In our case the packet must be of the message type, which we specify in our pattern matching declaration. If so we delegate the processing to the process_received_packet/2 function.

Now is time to process the notification, which in our case means printing them to the tty. Here's the code:

process_received_packet(#received_packet{raw_packet=Raw}, Fun) ->
Event = exmpp_xml:get_element(Raw, ?NS_PUBSUB_EVENT, 'event'),
Items = exmpp_xml:get_element(Event, 'items'),
exmpp_xml:foreach(Fun, Items),
ok.

To accomplish this we have to parse the incoming packet. Our process_received_packet/2 function will take care of that. In its declaration we extract the Raw packet via pattern matching. Then first we use the exmpp_xml:get_element/3 function to get the received PubSub event. This helper function from the Exmpp library expects the XML element from where we will extract the child node, the namespace the child should have -?NS_PUBSUB_EVENT in our case– and the name of the XML element of the child node. In our example we want an event node.

Then from that XML element we extract the Items, which is what we are interested in. The items node will have one or several children containing the notification we expect inside an item node –note the plural difference–.

Once we have the Items we pass them to the exmpp_xml:foreach/2 function along with the Fun parameter. The exmpp_xml:foreach/2 will iterate over the child elements of Items and will apply to them the anonymous function contained in Fun. In case you need it, the first argument passed to the anonymous function will be the original XML element. For this to work we have to pass this Fun to to process_received_packet/2.

Let's declare that fun inside the init/1 function and add them to the state of the process. This will be our new init/1 function:

init({Host, Port, User, Password}) ->
{ok, {MySession, MyJID}} = pubsub_utils:connect(Host, Port, User, Password),
Fun = fun(_XML_Element, Child) ->
case exmpp_xml:get_element(Child, 'log') of
undefined -> not_a_notification;
Log ->
io:format("Notification: ~s~n", [exmpp_xml:get_cdata_as_list(Log)])
end
end,
{ok, #state{session=MySession, jid=MyJID, on_message=Fun}}.
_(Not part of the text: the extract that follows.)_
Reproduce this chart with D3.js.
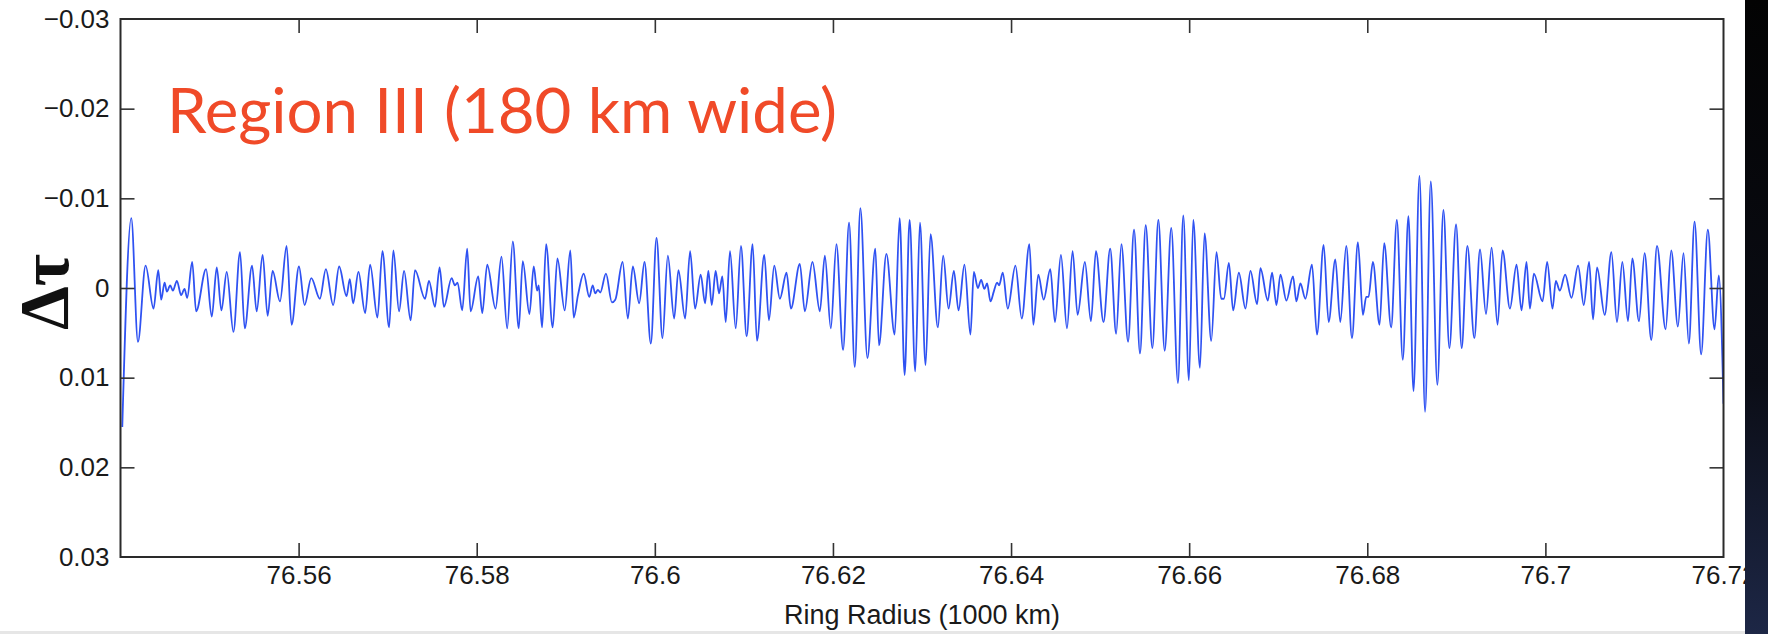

Our fun will take two parameters as we discussed and it will print to the tty the log using io:format/2. There's some XML processing in place there, to extract our log text out. This fun will be added to our process State inside the new on_message field of our state record, which we will have to modify for this to work:

-record(state, {session, jid, on_message}).

Once we have that code in place we change the header of our handle_info/2 function so we can extract the Fun out of the state record:

handle_info(#received_packet{packet_type='message'}=Packet, #state{on_message=Fun}=State) ->

The final piece of our puzzle is to actually subscribe to a node, here's what we can do. We will add a function to our process API that will do this for us:

subscribe(Service, Node) ->
gen_server:call(?MODULE, {subscribe, Service, Node}).

And we export it adding the following line after the gen_server export callbacks:

-export([subscribe/2]).

Our function subscribe/2 will send a synchronous call to our process passing two parameters. The PubSub service Name and the Node. The next step is to implement the handle_call/3 callback:

handle_call({subscribe, Service, Node}, _From, #state{session=MySession, jid=MyJID}=State) ->
IQ = exmpp_client_pubsub:subscribe(exmpp_jid:to_list(MyJID), Service, Node),
PacketId = exmpp_session:send_packet(MySession, exmpp_stanza:set_sender(IQ, MyJID)),
PacketId2 = erlang:binary_to_list(PacketId),
Reply =
receive
#received_packet{id=PacketId2, raw_packet=Raw} ->
case exmpp_iq:is_error(Raw) of
true -> error;
_ -> ok
end
end,
{reply, Reply, State};

There we use the helper function from the Exmpp library to generate an IQ stanza that will be sent to the XMPP server to subscribe our user. The interesting part of that code is the receive block. Let's review it. When we send an IQ packet to the server it will reply to us with another IQ packet. In order to track the IQ requests and responses, the XMPP protocol adds an id attribute to the stanza. That's why we only wait for messages sent to our process that contain that packet id. You may be wondering why we have the receive block here. We want to know if our subscription succeeded or if it failed. If we don't have any receive block there, then the reply will be handled by the handle_info/2 function. There will be quite hard to track the IQs ids and match them. In our simple case could be easy, but in a more complex scenario we may encounter problems when our process is receiving several messages concurrently.

To try our module we can do the following sequence at the command line:

cd /path/to/our/project
make
./start-dev.sh

There we compile the code and launch the Erlang console. Then inside the console we input the following:

pubsub_publisher:start("localhost", 5222, "publisher", "password").
pubsub_publisher:create_node("pubsub.localhost", "logs").

Then we can open a new terminal window an do the following
cd /path/to/our/project
./start-dev.sh
pubsub_client:start("localhost", 5222, "tutorial", "password").
pubsub_client:subscribe("pubsub.localhost", "logs").

Then we can go back to the first window and issue this command:

pubsub_publisher:send_message("pubsub.localhost", "some notification", "logs").

If everything worked well, then we should see the message being displayed where the pubsub_client is running.

BONUS: Display the log message as a Growl notification

You have the right to wonder why in the code above we pass the anonymous function around in the process state. I did that, because later we can hook a new function to process the notifications, say, to send them directly to Growl :) –for the non Mac users, Growl is a free application for Mac that can display notifications on our screen more info here–.

If you review the code provided at the end of this post, there's a function pubsub_client:use_growl/0 that when called will swap the log handler and instead of displaying the notifications in the tty, it will forward them to Growl. Since the implementation is easy to understand I won't explain it here.

Thanks for reading this far and I hope this tutorial will push you to create some nice erlang applications using Exmpp and PubSub.

PubSub client Code.

2 comments:

Artem Golovinsky said...

hi,
I try to use your client with superfeedr.com and get some errors. May be could you help me in my issue?

Alvaro said...

Hi Garry, besides that I don't know about the errors that you are getting I guess that the problem is that the exmpp library has changed. I submitted some bug fixes related to this and after that the API changed. So probably you have to check their API docs, which are pretty good BTW.